:: Exercise ::
Reproduce the listing below character for character; drop every image.

^^^^^^^^

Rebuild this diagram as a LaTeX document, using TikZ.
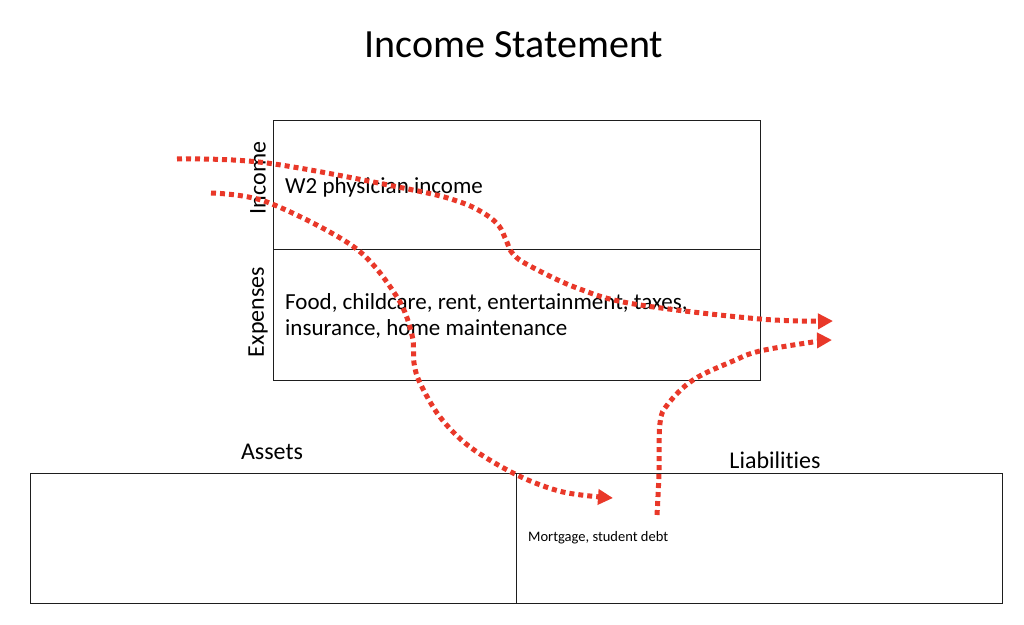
\documentclass[tikz,border=0pt]{standalone}
\usepackage{fontspec}
\setmainfont[Ligatures={NoCommon}]{Carlito}
\usetikzlibrary{arrows.meta}
\definecolor{flowred}{RGB}{233,56,41}
\definecolor{boxline}{RGB}{30,30,30}
\begin{document}
\begin{tikzpicture}[x=1pt,y=-1pt,
  box/.style={draw=boxline, line width=1.4pt, rectangle, inner sep=0pt, anchor=north west},
  bodytext/.style={font=\fontsize{23}{26.5}\selectfont, inner sep=0pt, align=left},
  sidelabel/.style={font=\fontsize{24}{28}\selectfont, inner sep=0pt, rotate=90},
  headlabel/.style={font=\fontsize{24}{28}\selectfont, inner sep=0pt},
  flow/.style={draw=flowred, line width=5pt, dash pattern=on 5pt off 4pt,
    -{Triangle[length=15pt,width=15pt]}}]
\useasboundingbox (0,0) rectangle (1024,624);
\fill[white] (0,0) rectangle (1024,624);

% title
\node[font=\fontsize{40}{46}\selectfont, inner sep=0pt] (title) at (514,45) {Income Statement};

% income statement boxes
\node[box, minimum width=487pt, minimum height=129pt] (inc) at (273,120) {};
\node[box, minimum width=487pt, minimum height=131pt] (exp) at (273,249) {};
\node[sidelabel] (inclab) at (258,178) {Income};
\node[sidelabel] (explab) at (258,312) {Expenses};
\node[bodytext, anchor=west] (inctext) at (285,187) {W2 physician income};
\node[bodytext, anchor=west] (exptext) at (285,316) {Food, childcare, rent, entertainment, taxes,\\insurance, home maintenance};

% balance sheet boxes
\node[box, minimum width=486pt, minimum height=130pt] (assets) at (30,473) {};
\node[box, minimum width=486pt, minimum height=130pt] (liab) at (516,473) {};
\node[headlabel] (assetlab) at (272,452) {Assets};
\node[headlabel] (liablab) at (775,460) {Liabilities};
\node[font=\fontsize{14.5}{17}\selectfont, inner sep=0pt, anchor=west] (liabtext) at (528,538) {Mortgage, student debt};

% flow endpoints
\coordinate (s1) at (177,159);
\coordinate (e1) at (833,321);
\coordinate (s2) at (211,193);
\coordinate (e2) at (613,498);
\coordinate (s3) at (657,515);
\coordinate (e3) at (832,340);

\draw[flow] plot[smooth, tension=0.6] coordinates {(s1) (267,163) (413,190) (460,202) (485,214) (499,226) (506,240) (513,254) (530,266) (577,288) (634,304) (760,319) (e1)};
\draw[flow] plot[smooth, tension=0.55] coordinates {(s2) (267,202) (354,247) (397,297) (412,335) (414,363) (420,383) (440,417) (470,447) (517,475) (563,492) (e2)};
\draw[flow] plot[smooth, tension=0.6] coordinates {(s3) (659,473) (660,423) (668,404) (693,380) (733,361) (760,351) (813,342) (e3)};
\end{tikzpicture}
\end{document}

^^^^^^^^

:: Correct result ::
Rebuild this diagram as a LaTeX document, using TikZ.
\documentclass[tikz,border=0pt]{standalone}
\usepackage{fontspec}
\setmainfont[Ligatures={NoCommon}]{Carlito}
\usetikzlibrary{arrows.meta}
\definecolor{flowred}{RGB}{233,56,41}
\definecolor{boxline}{RGB}{30,30,30}
\begin{document}
\begin{tikzpicture}[x=1pt,y=-1pt,
  box/.style={draw=boxline, line width=1.4pt, rectangle, inner sep=0pt, anchor=north west},
  bodytext/.style={font=\fontsize{23}{26.5}\selectfont, inner sep=0pt, align=left},
  sidelabel/.style={font=\fontsize{24}{28}\selectfont, inner sep=0pt, rotate=90},
  headlabel/.style={font=\fontsize{24}{28}\selectfont, inner sep=0pt},
  flow/.style={draw=flowred, line width=5pt, dash pattern=on 5pt off 4pt,
    -{Triangle[length=15pt,width=15pt]}}]
\useasboundingbox (0,0) rectangle (1024,624);
\fill[white] (0,0) rectangle (1024,624);

% title
\node[font=\fontsize{40}{46}\selectfont, inner sep=0pt] (title) at (514,45) {Income Statement};

% income statement boxes
\node[box, minimum width=487pt, minimum height=129pt] (inc) at (273,120) {};
\node[box, minimum width=487pt, minimum height=131pt] (exp) at (273,249) {};
\node[sidelabel] (inclab) at (258,178) {Income};
\node[sidelabel] (explab) at (258,312) {Expenses};
\node[bodytext, anchor=west] (inctext) at (285,187) {W2 physician income};
\node[bodytext, anchor=west] (exptext) at (285,316) {Food, childcare, rent, entertainment, taxes,\\insurance, home maintenance};

% balance sheet boxes
\node[box, minimum width=486pt, minimum height=130pt] (assets) at (30,473) {};
\node[box, minimum width=486pt, minimum height=130pt] (liab) at (516,473) {};
\node[headlabel] (assetlab) at (272,452) {Assets};
\node[headlabel] (liablab) at (775,460) {Liabilities};
\node[font=\fontsize{14.5}{17}\selectfont, inner sep=0pt, anchor=west] (liabtext) at (528,538) {Mortgage, student debt};

% flow endpoints
\coordinate (s1) at (177,159);
\coordinate (e1) at (833,321);
\coordinate (s2) at (211,193);
\coordinate (e2) at (613,498);
\coordinate (s3) at (657,515);
\coordinate (e3) at (832,340);

\draw[flow] plot[smooth, tension=0.6] coordinates {(s1) (267,163) (413,190) (460,202) (485,214) (499,226) (506,240) (513,254) (530,266) (577,288) (634,304) (760,319) (e1)};
\draw[flow] plot[smooth, tension=0.55] coordinates {(s2) (267,202) (354,247) (397,297) (412,335) (414,363) (420,383) (440,417) (470,447) (517,475) (563,492) (e2)};
\draw[flow] plot[smooth, tension=0.6] coordinates {(s3) (659,473) (660,423) (668,404) (693,380) (733,361) (760,351) (813,342) (e3)};
\end{tikzpicture}
\end{document}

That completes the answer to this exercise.